There’s only one scene that contains any real action per se, and that’s when Jama is compromised and has to run for his life through the dusty streets and hide. Other than that Eye in the Sky accomplishes something extremely clever in delivering a tightly wound thriller simply using people in rooms talking on phones, none of them facing any physical peril directly (undoubtedly part of the sociopolitical comment to be made about drone warfare).

And while it’s talking about drones as a social and political issue, it manages to use the action to show you what seems to be one of the most realistic movies about modern warfare in ages.

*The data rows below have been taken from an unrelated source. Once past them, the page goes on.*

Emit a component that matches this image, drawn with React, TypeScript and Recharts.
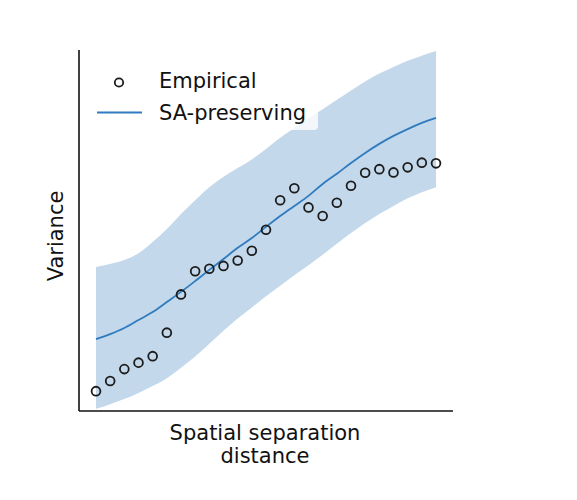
import React from "react";
import { ComposedChart, Area, Line, Scatter, XAxis, YAxis } from "recharts";

// Spatial separation distance (lag index)
const lags = [1, 2, 3, 4, 5, 6, 7, 8, 9, 10, 11, 12, 13, 14, 15, 16, 17, 18, 19, 20, 21, 22, 23, 24, 25];

// Empirical variance
const empirical = [5.5, 8.3, 11.6, 13.4, 15.2, 21.7, 32.3, 38.7, 39.4, 40.2, 41.7, 44.4, 50.2, 58.4, 61.7, 56.4, 54.0, 57.7, 62.4, 66.0, 67.0, 66.1, 67.5, 68.8, 68.6];

// SA-preserving model mean
const saMean = [19.9, 21.3, 23.0, 25.2, 27.4, 30.2, 33.0, 36.0, 39.1, 42.1, 45.2, 47.9, 51.0, 54.0, 56.8, 59.6, 62.9, 65.7, 68.7, 71.5, 74.0, 76.2, 78.1, 79.8, 81.2];

// SA-preserving envelope
const saLow = [0.6, 1.9, 3.3, 5.0, 6.9, 9.1, 12.0, 15.1, 18.6, 22.2, 25.6, 28.7, 31.8, 34.7, 37.6, 40.4, 43.3, 46.3, 49.3, 52.1, 54.6, 56.8, 58.9, 60.6, 62.0];
const saHigh = [39.9, 40.7, 41.8, 43.7, 46.8, 50.4, 54.6, 58.4, 62.0, 64.9, 67.3, 69.7, 72.6, 75.7, 78.4, 81.1, 83.6, 86.2, 88.8, 91.3, 93.5, 95.3, 97.0, 98.4, 99.7];

const data = lags.map((x, i) => ({
  x,
  emp: empirical[i],
  mean: saMean[i],
  band: [saLow[i], saHigh[i]],
}));

const FONT = "'DejaVu Sans', sans-serif";

const Ring = (props: any) => {
  const { cx, cy } = props;
  if (cx == null || cy == null) return null;
  return <circle cx={cx} cy={cy} r={4.4} fill="none" stroke="#1c1c1c" strokeWidth={1.8} />;
};

export default function App() {
  return (
    <div style={{ position: "absolute", left: 0, top: 0, width: 577, height: 500, background: "#fff" }}>
      <ComposedChart
        width={577}
        height={500}
        data={data}
        margin={{ top: 50, right: 124, bottom: 88, left: 78 }}
      >
        <XAxis
          dataKey="x"
          type="number"
          domain={[-0.2, 26.2]}
          tick={false}
          tickLine={false}
          height={1}
          axisLine={{ stroke: "#111", strokeWidth: 1.6 }}
        />
        <YAxis
          type="number"
          domain={[0, 100]}
          tick={false}
          tickLine={false}
          width={1}
          axisLine={{ stroke: "#111", strokeWidth: 1.6 }}
        />
        <Area
          dataKey="band"
          type="monotone"
          stroke="none"
          fill="#c3d8ea"
          fillOpacity={1}
          isAnimationActive={false}
        />
        <Line
          dataKey="mean"
          type="monotone"
          stroke="#2f7bbf"
          strokeWidth={1.8}
          dot={false}
          activeDot={false}
          isAnimationActive={false}
        />
        <Scatter dataKey="emp" shape={Ring} isAnimationActive={false} />
      </ComposedChart>
      <svg
        width={577}
        height={500}
        style={{ position: "absolute", left: 0, top: 0, pointerEvents: "none" }}
      >
        <rect x={88} y={60} width={230} height={70} rx={4} fill="#fff" fillOpacity={0.8} />
        <circle cx={119} cy={82.5} r={4.2} fill="none" stroke="#1c1c1c" strokeWidth={1.8} />
        <text x={159} y={87.5} fontFamily={FONT} fontSize={21} fill="#111">Empirical</text>
        <line x1={97} y1={112.5} x2={142} y2={112.5} stroke="#2f7bbf" strokeWidth={1.8} />
        <text x={159} y={120} fontFamily={FONT} fontSize={21} fill="#111">SA-preserving</text>
        <text x={265} y={440} textAnchor="middle" fontFamily={FONT} fontSize={21} fill="#111">Spatial separation</text>
        <text x={265} y={463} textAnchor="middle" fontFamily={FONT} fontSize={21} fill="#111">distance</text>
        <text
          x={63}
          y={236}
          textAnchor="middle"
          transform="rotate(-90 63 236)"
          fontFamily={FONT}
          fontSize={21}
          fill="#111"
        >
          Variance
        </text>
      </svg>
    </div>
  );
}
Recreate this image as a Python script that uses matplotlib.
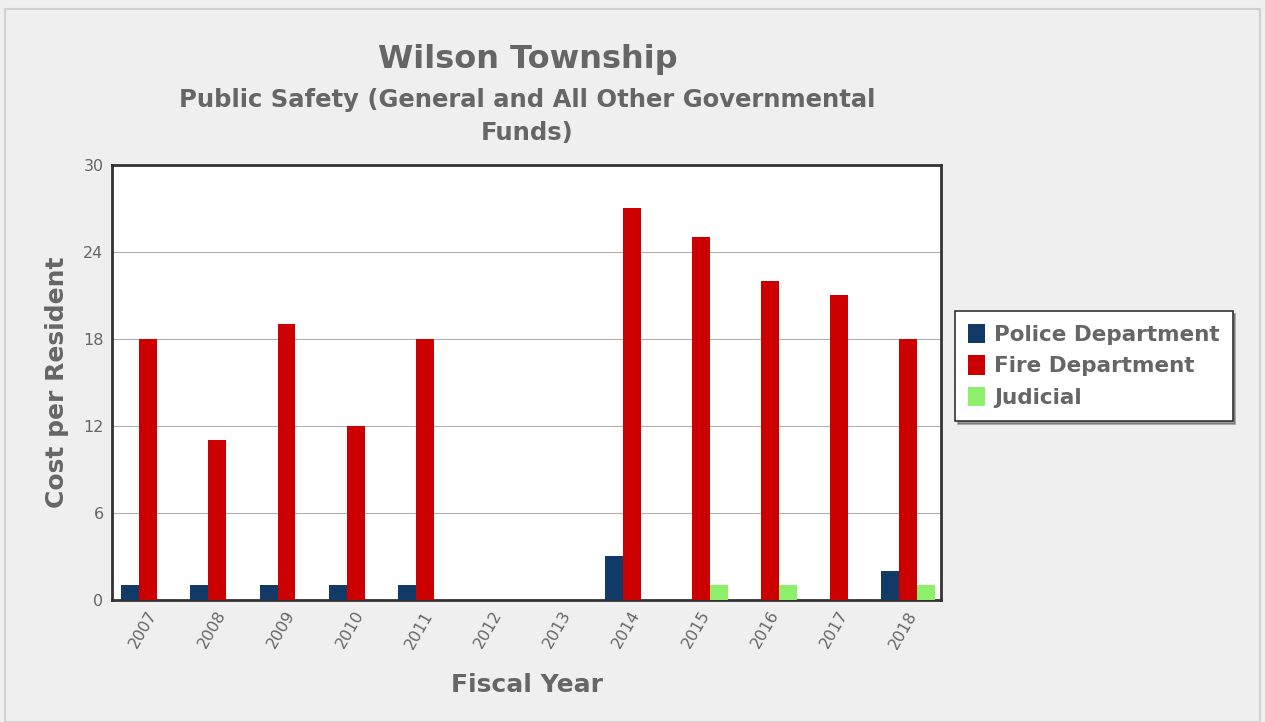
import numpy as np
import matplotlib
matplotlib.use('Agg')
import matplotlib.pyplot as plt
from matplotlib.patches import Rectangle

years = ['2007', '2008', '2009', '2010', '2011', '2012', '2013',
         '2014', '2015', '2016', '2017', '2018']
police = [1, 1, 1, 1, 1, 0, 0, 3, 0, 0, 0, 2]
fire = [18, 11, 19, 12, 18, 0, 0, 27, 25, 22, 21, 18]
judicial = [0, 0, 0, 0, 0, 0, 0, 0, 1, 1, 0, 1]

series = [('Police Department', police, '#123a66'),
          ('Fire Department', fire, '#cc0000'),
          ('Judicial', judicial, '#8ef06a')]

txt = '#666666'

fig = plt.figure(figsize=(12.65, 7.22), dpi=100)
fig.patch.set_facecolor('#efefef')
fig.patches.append(Rectangle((0.004, 0.0), 0.992, 0.988, transform=fig.transFigure,
                             fill=False, edgecolor='#d0d0d0', linewidth=1.5))

ax = fig.add_axes([0.0885, 0.169, 0.6555, 0.6025])
ax.set_facecolor('white')

x = np.arange(len(years))
w = 0.26
for i, (name, vals, col) in enumerate(series):
    ax.bar(x + (i - 0.9) * w, vals, w, color=col, label=name, zorder=3)

ax.set_xlim(-0.5, len(years) - 0.5)
ax.set_ylim(0, 30)
ax.set_yticks([0, 6, 12, 18, 24, 30])
ax.set_xticks(x)
ax.set_xticklabels(years, rotation=60, ha='right', rotation_mode='anchor')
ax.yaxis.grid(True, color='#b0b0b0', linewidth=0.8, zorder=0)
ax.tick_params(axis='both', length=0, labelsize=11.5, labelcolor=txt, pad=6)
for s in ax.spines.values():
    s.set_color('#333333')
    s.set_linewidth(2)

ax.set_ylabel('Cost per Resident', fontsize=18, fontweight='bold', color=txt, labelpad=10)
ax.set_xlabel('Fiscal Year', fontsize=18, fontweight='bold', color=txt, labelpad=16)

fig.text(0.417, 0.917, 'Wilson Township', ha='center', va='center',
         fontsize=23, fontweight='bold', color=txt)
fig.text(0.417, 0.839, 'Public Safety (General and All Other Governmental\nFunds)',
         ha='center', va='center', fontsize=17.5, fontweight='bold', color=txt,
         linespacing=1.45)

leg = ax.legend(loc='center left', bbox_to_anchor=(1.017, 0.538), borderaxespad=0,
                fontsize=15.5, frameon=True, fancybox=False, shadow=True,
                handlelength=0.8, handleheight=1.0, handletextpad=0.4,
                borderpad=0.6, labelspacing=0.5)
leg.get_frame().set_edgecolor('#333333')
leg.get_frame().set_linewidth(1.2)
for t in leg.get_texts():
    t.set_color(txt)
    t.set_fontweight('bold')

fig.savefig('out.png', dpi=100, facecolor=fig.get_facecolor())
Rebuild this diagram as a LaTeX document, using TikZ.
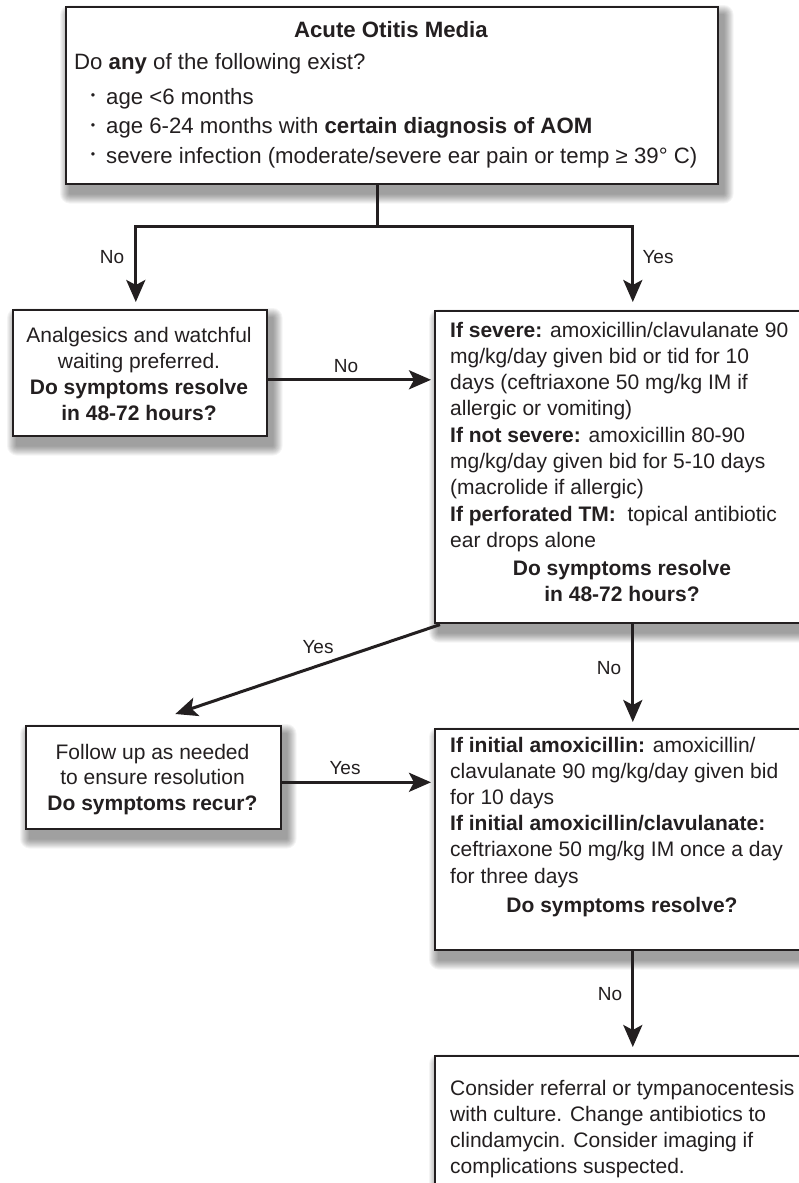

It’s about the machinations of chains of command and communication, the gamification and technology of warfare (in the sequence where they calculate the damage radius and likely mortality rate of the strike using on-screen graphics) and the implications for it all on military policy.

In presenting such a serious topic it’s not even afraid to mix ticking-clock tension with absurdist humour, such as when the British delegation are trying to get hold of the foreign minister at a weapons fair in Asia when he’s become sick from the local food and plays his part in the drama while sitting on the hotel bathroom toilet.

To its endless credit there’s also no clear bad guy (apart from the suicide bombers). Even the MP in the room with Benson and the minister who seems obstructive has a job to do and a perspective to offer, and the script is sophisticated enough to pit legitimate points of view by intelligent people against each other rather than paint anyone as a monster or an idiot to ham-fistedly make you agree with someone else.

And on top of all that there’s some great writing – not just in the military jargon but lines of profundity that really fit into the story rather than jar because some screenwriter was too in love with his own cleverness.

The drama and thrills are also provided by a quite Bond-like, almost glamourous sense of globetrotting as the action cuts between a dusty street crawling with low-tech soldiers, a military installation full of blinking lights and screens, a plush meeting room in a government office and a cold drone pilot cell on an air force base and back again.

There’s very little in the script that doesn’t work and Gavin Hood’s direction confidently conveys a very well constructed script, every piece hanging on every other.

If you really want to find fault, it might be the American who takes his finger off the trigger when the girl enters the likely kill zone, contravening a direct order while doing so. Many in the military will tell you it’s actually in the culture of the American armed forces in the post-War on Terror world to blow away anything moving at the slightest encouragement.